The solution? Parker and Stone came up with the name "South Park: Bigger, Longer and Uncut." The MPAA approved the new title, before someone pointed out to them the obvious penis-related joke (which goes to show that any watchdog of morality should have somebody on staff with a dirty mind).
Another example of MPAA-inflicted irony came Wednesday with the announcement that the documentary "This Film Is Not Yet Rated" - an exposé of the MPAA's ratings system and how it affects American culture - received the most severe rating, NC-17, for "some graphic sexual content."
The movie, directed by Oscar nominee Kirby Dick ("Twist of Faith"), is set to premiere at the 2006 Sundance Film Festival and air on the Independent Film Channel next fall. Its theatrical fate is still up in the air.

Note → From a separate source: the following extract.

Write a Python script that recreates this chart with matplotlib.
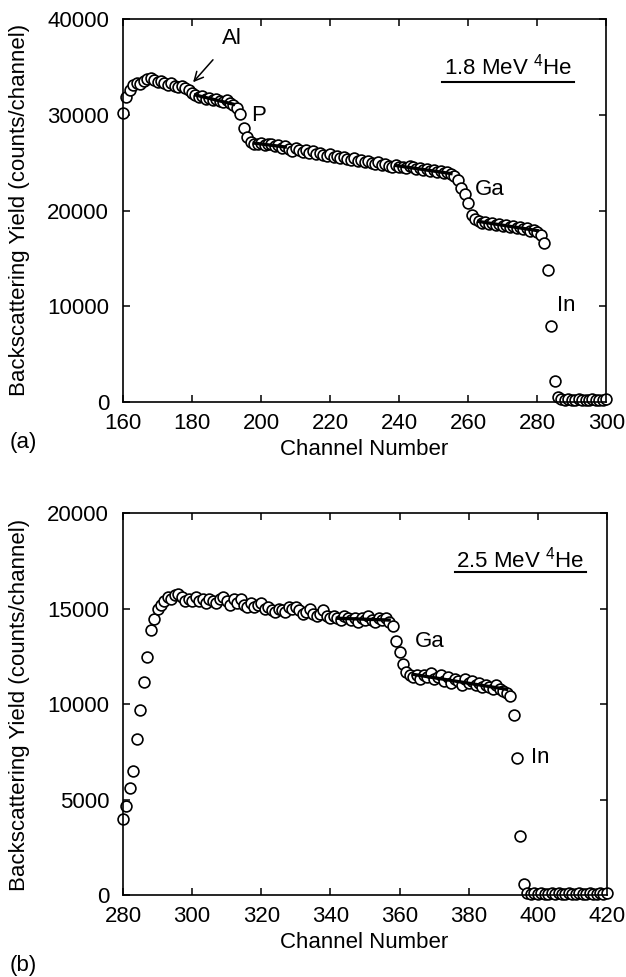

According to a statement from IFC, the movie explores questions about the ratings system that many observers have wondered for years: Do Hollywood movies get preferential treatment over independent films? Are gay-themed movies given harsher ratings than movies with equivalent heterosexual content? Is there a double standard in rating sexual content and rating violence? Do studios receive guidance in achieving a lower rating, while indies have to guess?
And the movie aims to expose what IFC calls "Hollywood's best-kept secret": the identities of the ratings board members, who wield unimaginable power without being held accountable.

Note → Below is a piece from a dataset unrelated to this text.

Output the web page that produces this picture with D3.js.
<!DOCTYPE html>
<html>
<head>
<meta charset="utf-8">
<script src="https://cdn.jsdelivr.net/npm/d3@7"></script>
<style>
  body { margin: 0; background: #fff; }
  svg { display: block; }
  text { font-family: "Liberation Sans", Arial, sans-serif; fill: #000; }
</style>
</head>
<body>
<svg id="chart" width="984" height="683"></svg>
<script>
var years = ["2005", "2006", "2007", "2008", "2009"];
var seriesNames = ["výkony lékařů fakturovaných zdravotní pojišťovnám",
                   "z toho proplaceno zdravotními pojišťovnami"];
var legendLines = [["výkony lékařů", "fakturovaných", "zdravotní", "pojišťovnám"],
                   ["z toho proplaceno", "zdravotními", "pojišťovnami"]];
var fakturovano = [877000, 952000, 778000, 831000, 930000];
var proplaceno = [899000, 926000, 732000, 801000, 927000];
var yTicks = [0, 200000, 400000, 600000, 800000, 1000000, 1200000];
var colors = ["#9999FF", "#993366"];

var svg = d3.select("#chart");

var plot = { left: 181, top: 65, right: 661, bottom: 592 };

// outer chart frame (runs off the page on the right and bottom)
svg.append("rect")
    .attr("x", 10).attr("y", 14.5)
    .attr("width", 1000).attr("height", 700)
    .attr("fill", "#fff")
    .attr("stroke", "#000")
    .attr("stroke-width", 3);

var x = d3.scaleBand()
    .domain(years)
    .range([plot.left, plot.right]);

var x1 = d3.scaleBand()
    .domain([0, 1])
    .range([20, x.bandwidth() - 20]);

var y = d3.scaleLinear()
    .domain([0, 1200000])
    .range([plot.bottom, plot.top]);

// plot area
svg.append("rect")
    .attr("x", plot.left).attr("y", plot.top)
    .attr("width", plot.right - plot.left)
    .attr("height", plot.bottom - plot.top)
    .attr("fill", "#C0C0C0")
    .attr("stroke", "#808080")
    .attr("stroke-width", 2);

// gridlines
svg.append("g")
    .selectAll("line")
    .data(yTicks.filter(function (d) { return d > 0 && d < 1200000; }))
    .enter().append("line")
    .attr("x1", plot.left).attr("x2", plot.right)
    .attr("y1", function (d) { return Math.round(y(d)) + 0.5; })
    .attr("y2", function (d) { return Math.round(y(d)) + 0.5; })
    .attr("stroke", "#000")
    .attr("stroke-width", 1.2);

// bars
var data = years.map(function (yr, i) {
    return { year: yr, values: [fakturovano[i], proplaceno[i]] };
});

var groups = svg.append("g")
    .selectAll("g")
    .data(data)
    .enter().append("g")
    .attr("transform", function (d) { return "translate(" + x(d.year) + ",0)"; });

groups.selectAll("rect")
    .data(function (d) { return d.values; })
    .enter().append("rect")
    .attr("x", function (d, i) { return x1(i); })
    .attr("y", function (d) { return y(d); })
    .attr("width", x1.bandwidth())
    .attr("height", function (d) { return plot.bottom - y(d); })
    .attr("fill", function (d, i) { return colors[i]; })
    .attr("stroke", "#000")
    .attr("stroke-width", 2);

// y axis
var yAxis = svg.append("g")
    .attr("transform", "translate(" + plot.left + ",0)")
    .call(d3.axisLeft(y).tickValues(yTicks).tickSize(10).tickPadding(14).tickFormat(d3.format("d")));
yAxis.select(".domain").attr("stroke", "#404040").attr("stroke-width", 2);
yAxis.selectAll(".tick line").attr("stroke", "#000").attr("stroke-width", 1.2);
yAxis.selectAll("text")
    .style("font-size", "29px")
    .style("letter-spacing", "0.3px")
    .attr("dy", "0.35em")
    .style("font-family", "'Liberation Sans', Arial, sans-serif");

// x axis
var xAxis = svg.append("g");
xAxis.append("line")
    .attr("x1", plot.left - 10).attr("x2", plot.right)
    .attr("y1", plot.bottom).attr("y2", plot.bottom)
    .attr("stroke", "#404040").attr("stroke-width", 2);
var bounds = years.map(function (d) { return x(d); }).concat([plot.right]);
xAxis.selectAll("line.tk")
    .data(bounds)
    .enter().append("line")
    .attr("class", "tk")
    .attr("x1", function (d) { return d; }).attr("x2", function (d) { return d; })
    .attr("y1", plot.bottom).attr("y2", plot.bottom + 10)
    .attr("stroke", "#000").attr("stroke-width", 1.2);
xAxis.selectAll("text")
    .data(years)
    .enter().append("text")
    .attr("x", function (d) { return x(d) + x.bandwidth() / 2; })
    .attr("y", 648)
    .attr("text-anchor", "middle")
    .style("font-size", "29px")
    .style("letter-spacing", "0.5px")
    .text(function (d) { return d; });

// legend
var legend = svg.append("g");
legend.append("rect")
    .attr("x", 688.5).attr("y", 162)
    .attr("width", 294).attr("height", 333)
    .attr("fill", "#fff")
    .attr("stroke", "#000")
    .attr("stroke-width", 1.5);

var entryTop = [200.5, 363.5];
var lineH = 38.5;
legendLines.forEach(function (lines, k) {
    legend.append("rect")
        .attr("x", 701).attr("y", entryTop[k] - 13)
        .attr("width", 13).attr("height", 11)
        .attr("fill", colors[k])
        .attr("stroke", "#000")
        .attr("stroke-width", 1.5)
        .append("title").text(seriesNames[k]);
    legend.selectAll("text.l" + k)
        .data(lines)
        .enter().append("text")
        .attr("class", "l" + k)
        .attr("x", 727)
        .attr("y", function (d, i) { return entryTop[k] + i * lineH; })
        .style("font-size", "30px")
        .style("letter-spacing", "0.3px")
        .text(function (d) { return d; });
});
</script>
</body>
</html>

Dick said in IFC's statement: "It is important that this film be seen by as many people as possible, as it deals with an insidious form of censorship resulting from a ratings process that has been kept secret for more than 30 years."
Now here's the irony, and it's twisted: The MPAA, by sticking the NC-17 rating, is not just passively but actively squelching a movie that aims to reveal the MPAA's inner workings.
A movie with an NC-17 rating doesn't get screened in many theaters. It doesn't get ads in many U.S. newspapers. It doesn't get stocked on the shelves at Blockbuster and many other video stores.
What's infuriating about the ratings system is how arbitrary it is, and how there are no reliable standards to which filmmakers and parents can refer.
Take, for example, what I have called the "Julia Roberts rule" regarding the use of the "F-word." One use of that particular profanity, in a nonsexual context, and you will probably get a PG-13 (there's even a joke about this in "Be Cool"). Multiple uses in a nonsexual context, or a single use of the word in a sexual manner, and you get the R rating. The exception: When the "F-word" is used in a sexual context in a Julia Roberts movie - and it happened in "My Best Friend's Wedding" and "Notting Hill" - the film skates by with a PG-13.
There is a danger in exposing the weaknesses and hypocrisies in the ratings system, in that the alternatives are worse. If the industry (the MPAA's membership consists of the major movie studios) doesn't police itself, defenders of the ratings board say, some opportunistic politician will try to get the government into the act. And if there's anything everyone can agree on, it's that putting our political leaders in the role of culture cop is a really bad idea.
There's one more thing everyone can agree on: Dick's movie has just become one of the hottest tickets in Park City.